In 2004 the total fertility rate (TFR) in the UK was 1.77 children per woman. This was an increase from 1.71 in 2003 and a further increase from the record low of 1.63 in 2001, with the rates in 2000 and 2002 being at similar low levels. It is too early to say whether this is the start of a sustained rise. During the 1960s ‘baby boom’ the TFR peaked in 1964 at 2.95 children per woman
As well as falling fertility rates, changing fertility patterns in the UK over the last 30 years or so have been characterised by rising mean age at first birth and higher levels of childlessness. In 2004, the mean age of women having their first birth was 27.1 years. This was a rise of 3.4 years from 1971. Around one in five women currently reaching the end of their fertile life are childless. This compares to one in ten women born in the mid-1940s.
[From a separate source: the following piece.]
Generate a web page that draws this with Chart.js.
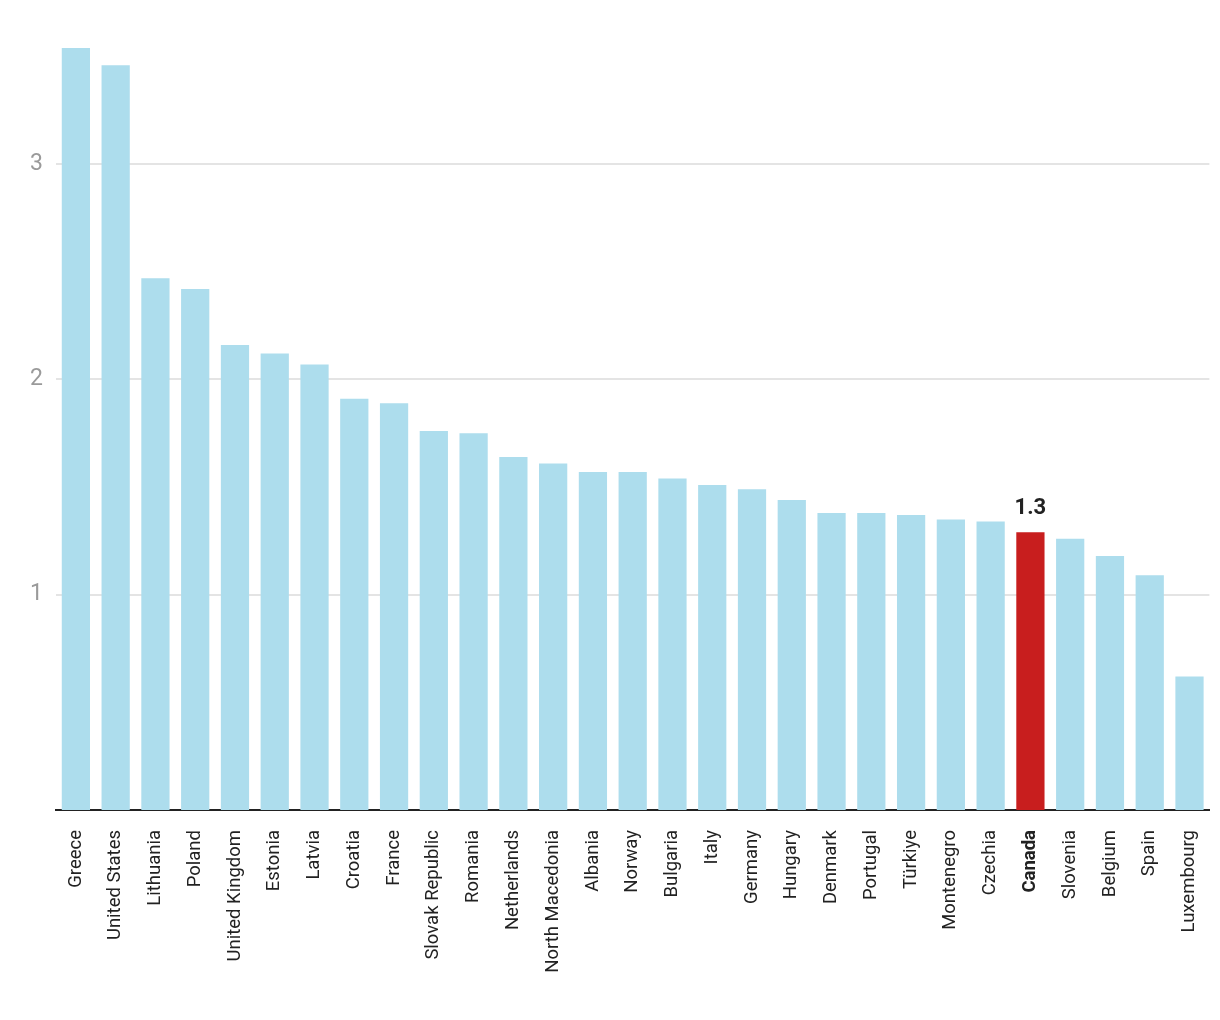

Births Throughout the twentieth century there were large fluctuations in the number of births in the UK. Sharp peaks in the numbers of births occurred after both world wars. The largest annual number of births during the twentieth century occurred in 1920, when there were 1,126,800 births.
In the 1960s there was a more sustained ‘baby boom’, with births rising to a peak of 1,014,700 in 1964. This was followed by a rapid decline in the numbers of births in the 1970s, reaching a low of 657,000 in 1977.
The large numbers of women resulting from the 1960s ‘baby boom’ helped produce a rise in the number of births in the late 1980s and early 1990s. Births subsequently fell to 669,000 in 2001 and 2002. Since then, with rising fertility rates, births have been rising again. In 2004 there were 716,000 births in the UK, an increase of 20,400 on the previous year.
Sources: Office for National Statistics, General Register Office for Scotland and Northern Ireland Statistics and Research Agency
Notes: Figures quoted for the number of births are related to the number that occurred in the UK in a calendar year. Total Fertility Rate (TFR) is the average number of children a woman would have if she experienced the age-specific fertility rates of a particular year for her entire childbearing years. Changes in the number of births are in part due to changes in the population age structure. So the TFR is commonly used to look at fertility because it standardises for the changing age structure of the population. Mean age at first birth has been standardised to take into account the changing age structure of the population. Mean age at first birth and percentage of women childless are for England and Wales because UK data are not available. However, the trends shown in England and Wales are reflective of the experience for the whole of the UK.